Women that organise locally, and are part of grassroots movements “must lead and define the change and alternatives.” Working with national and local organisations, communities, and movements in countries including South Africa, Kenya, Zimbabwe, Uganda, Democratic Republic of Congo (DRC), and Nigeria, this is an extremely important component in WoMin’s work. Even though the communities in these countries deal with diverse forms of extractive industries, “they each tell a similar story of corporate impunity alongside state collusion that is constantly violating the rights to lives and livelihoods of communities and women.”

Resistance and resilience

WoMin’s January 2015 Women and Coal Exchange ‘Women Stand their Ground against Big Coal’

In order to develop resilient and effective local organising, create strategies for the ‘now’, and strengthen analysis to inform a long-term transition to a post-extractivist society, WoMin strives to craft national and regional campaigns and projects.

The Women Building Power booklets provide practical solutions to energy issues affecting communities so they can sustain themselves, while also organising for wider changes, including climate justice. The seven ‘how-to’ booklets are research, information and tool all in one.

It is also a pre-cursor to the upcoming African women-led regional campaign on Energy, Fossil Fuels and Climate Justice. “The campaign aims to build a women’s movement to make deep change in the way energy is produced and distributed in our countries and in Africa more widely.”

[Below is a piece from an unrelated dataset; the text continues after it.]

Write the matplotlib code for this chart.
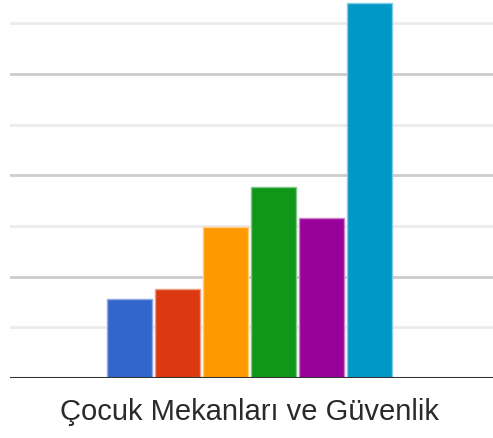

To showcase the powerful resistance of Somkhele and Fuleni women and of women in communities in Uganda and potentially Niger or DRC, WoMin is working on “No Good Comes from the Mine” a character-driven Pan-African documentary.

“It tells the story of women whose lives are being negatively affected by mining and other forms of extractives. It also tells the story of their struggle to protect and reclaim their land, their livelihoods, their bodies and their lives. The film shows their day to day realities and how they are mobilising to resist and protest the injustices…”

WoMin’s work is part of a magnificent vision of change in the form of an eco-feminist development alternative where women are at the centre, where they define “what economic justice should look like for them and their communities”.

This member profile has been published in connection with the 61st session of the Committee on the Status of Women (CSW) and this year’s focus theme “Women’s economic empowerment in the changing world of work”.